GIVEN INFORMATION:
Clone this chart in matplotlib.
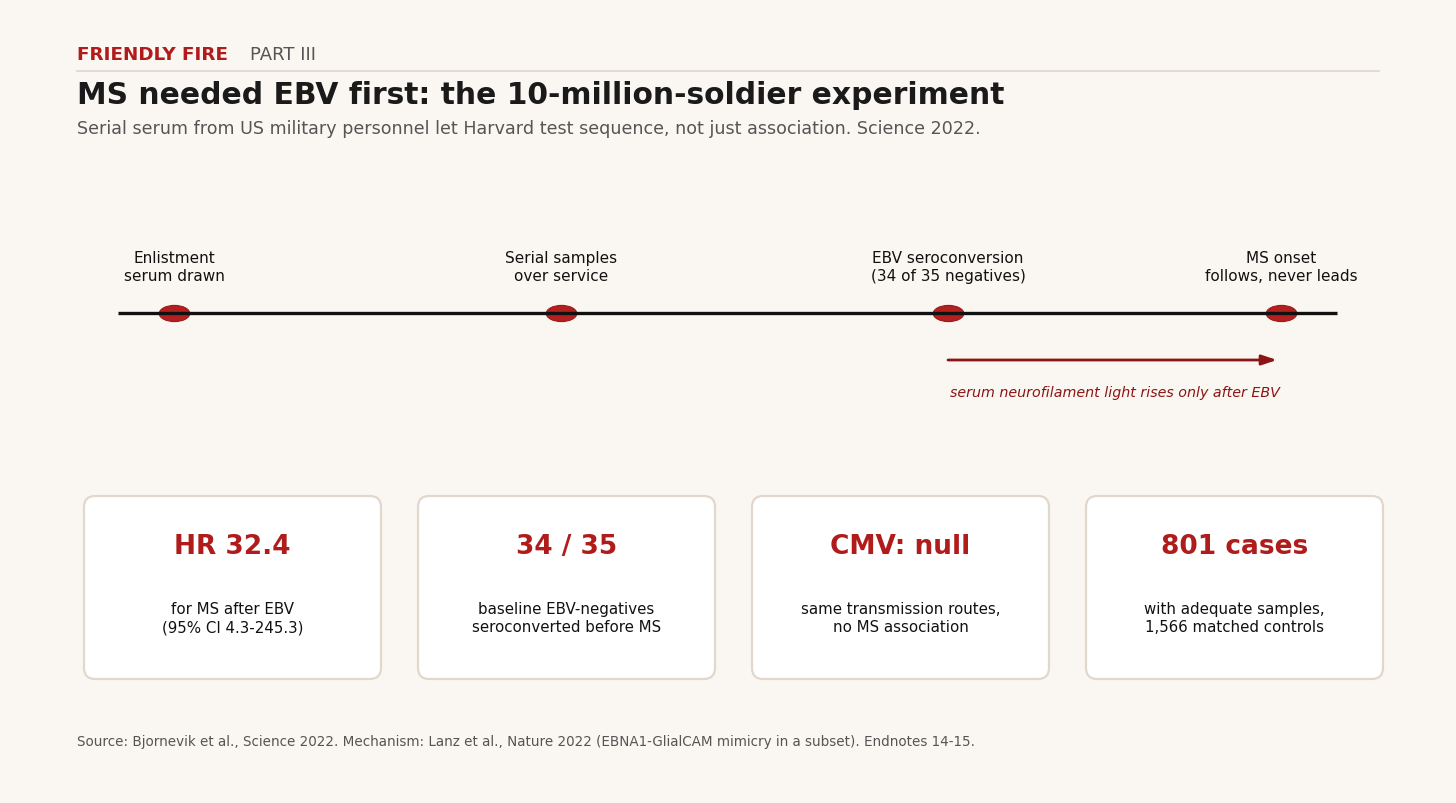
import matplotlib
matplotlib.use("Agg")
import matplotlib.pyplot as plt
from matplotlib.patches import FancyBboxPatch
from matplotlib.path import Path
from matplotlib.transforms import Affine2D

# --- chart content ---
kicker = "FRIENDLY FIRE"
part = "PART III"
title = "MS needed EBV first: the 10-million-soldier experiment"
subtitle = ("Serial serum from US military personnel let Harvard test sequence, "
            "not just association. Science 2022.")

event_labels = ["Enlistment\nserum drawn",
                "Serial samples\nover service",
                "EBV seroconversion\n(34 of 35 negatives)",
                "MS onset\nfollows, never leads"]
event_times = [0.0, 1.0, 2.0, 2.86]   # relative position along the timeline
arrow_span = (2.0, 2.85)
arrow_note = "serum neurofilament light rises only after EBV"

card_heads = ["HR 32.4", "34 / 35", "CMV: null", "801 cases"]
card_bodies = ["for MS after EBV\n(95% CI 4.3-245.3)",
               "baseline EBV-negatives\nseroconverted before MS",
               "same transmission routes,\nno MS association",
               "with adequate samples,\n1,566 matched controls"]

source = ("Source: Bjornevik et al., Science 2022. Mechanism: Lanz et al., Nature 2022 "
          "(EBNA1-GlialCAM mimicry in a subset). Endnotes 14-15.")

BG = "#faf7f2"
RED = "#b01c1c"
DARKRED = "#8b1414"
GREY = "#555555"
RULE = "#e2d7cd"

W, H = 1456, 804
fig = plt.figure(figsize=(W / 100, H / 100), dpi=100, facecolor=BG)

# page axes in pixel units
ax = fig.add_axes([0, 0, 1, 1])
ax.set_xlim(0, W)
ax.set_ylim(H, 0)
ax.axis("off")

ax.text(77, 55, kicker, fontsize=13.25, fontweight="bold", color=RED, va="center")
ax.text(250, 55, part, fontsize=13, color=GREY, va="center")
ax.plot([77, 1379], [72, 72], color=RULE, lw=1.3)
ax.text(77, 95, title, fontsize=21.4, fontweight="bold", color="#1a1a1a", va="center")
ax.text(77, 129, subtitle, fontsize=12.65, color=GREY, va="center")

# timeline axes: x in relative time units, y in pixels
px_per_unit = 387
x0 = 174
ax_t = fig.add_axes([0, 0, 1, 1])
ax_t.set_xlim(-x0 / px_per_unit, (W - x0) / px_per_unit)
ax_t.set_ylim(H, 0)
ax_t.axis("off")

line_y = 314
ellipse = Path.unit_circle().transformed(Affine2D().scale(1, 0.53))
ax_t.plot(event_times, [line_y] * len(event_times), ls="none", marker=ellipse,
          markersize=22, markerfacecolor="#b3201f", markeredgecolor="#9a1a1a",
          markeredgewidth=0.8, zorder=2)
ax_t.plot([event_times[0] - 0.145, event_times[-1] + 0.145], [line_y, line_y],
          color="#111111", lw=2.4, zorder=3, solid_capstyle="butt")
for t, lab in zip(event_times, event_labels):
    ax_t.text(t, 267.5, lab, fontsize=11, ha="center", va="center",
              color="#111111", linespacing=1.25)

ax_t.annotate("", xy=(arrow_span[1], 361), xytext=(arrow_span[0], 361),
              arrowprops=dict(arrowstyle="-|>,head_length=0.9,head_width=0.3",
                              color=DARKRED, lw=2.0, shrinkA=0, shrinkB=0))
ax_t.text(arrow_span[0] + 0.005, 393, arrow_note, fontsize=10.25, style="italic",
          color=DARKRED, ha="left", va="center")

# cards
card_w, card_h = 297, 183
card_gap = 37
card_x0, card_y0 = 84, 497
for i, (head, body) in enumerate(zip(card_heads, card_bodies)):
    cx = card_x0 + i * (card_w + card_gap)
    box = FancyBboxPatch((cx, card_y0), card_w, card_h,
                         boxstyle="round,pad=0,rounding_size=11",
                         facecolor="white", edgecolor=RULE, lw=1.6)
    ax.add_patch(box)
    ax.text(cx + card_w / 2, 547, head, fontsize=19, fontweight="bold",
            color=RED, ha="center", va="center")
    ax.text(cx + card_w / 2, 619, body, fontsize=10.85, color="#111111",
            ha="center", va="center", linespacing=1.25)

ax.text(77, 742, source, fontsize=9.75, color=GREY, va="center")

fig.savefig("out.png", dpi=100, facecolor=BG)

DIRECTIONS FOR THIS TASK: From the first line above to the line containing "neurofilament light rises", repeat each line exactly. Pictures stay out.

FINISHED ANSWER:
Clone this chart in matplotlib.
import matplotlib
matplotlib.use("Agg")
import matplotlib.pyplot as plt
from matplotlib.patches import FancyBboxPatch
from matplotlib.path import Path
from matplotlib.transforms import Affine2D

# --- chart content ---
kicker = "FRIENDLY FIRE"
part = "PART III"
title = "MS needed EBV first: the 10-million-soldier experiment"
subtitle = ("Serial serum from US military personnel let Harvard test sequence, "
            "not just association. Science 2022.")

event_labels = ["Enlistment\nserum drawn",
                "Serial samples\nover service",
                "EBV seroconversion\n(34 of 35 negatives)",
                "MS onset\nfollows, never leads"]
event_times = [0.0, 1.0, 2.0, 2.86]   # relative position along the timeline
arrow_span = (2.0, 2.85)
arrow_note = "serum neurofilament light rises only after EBV"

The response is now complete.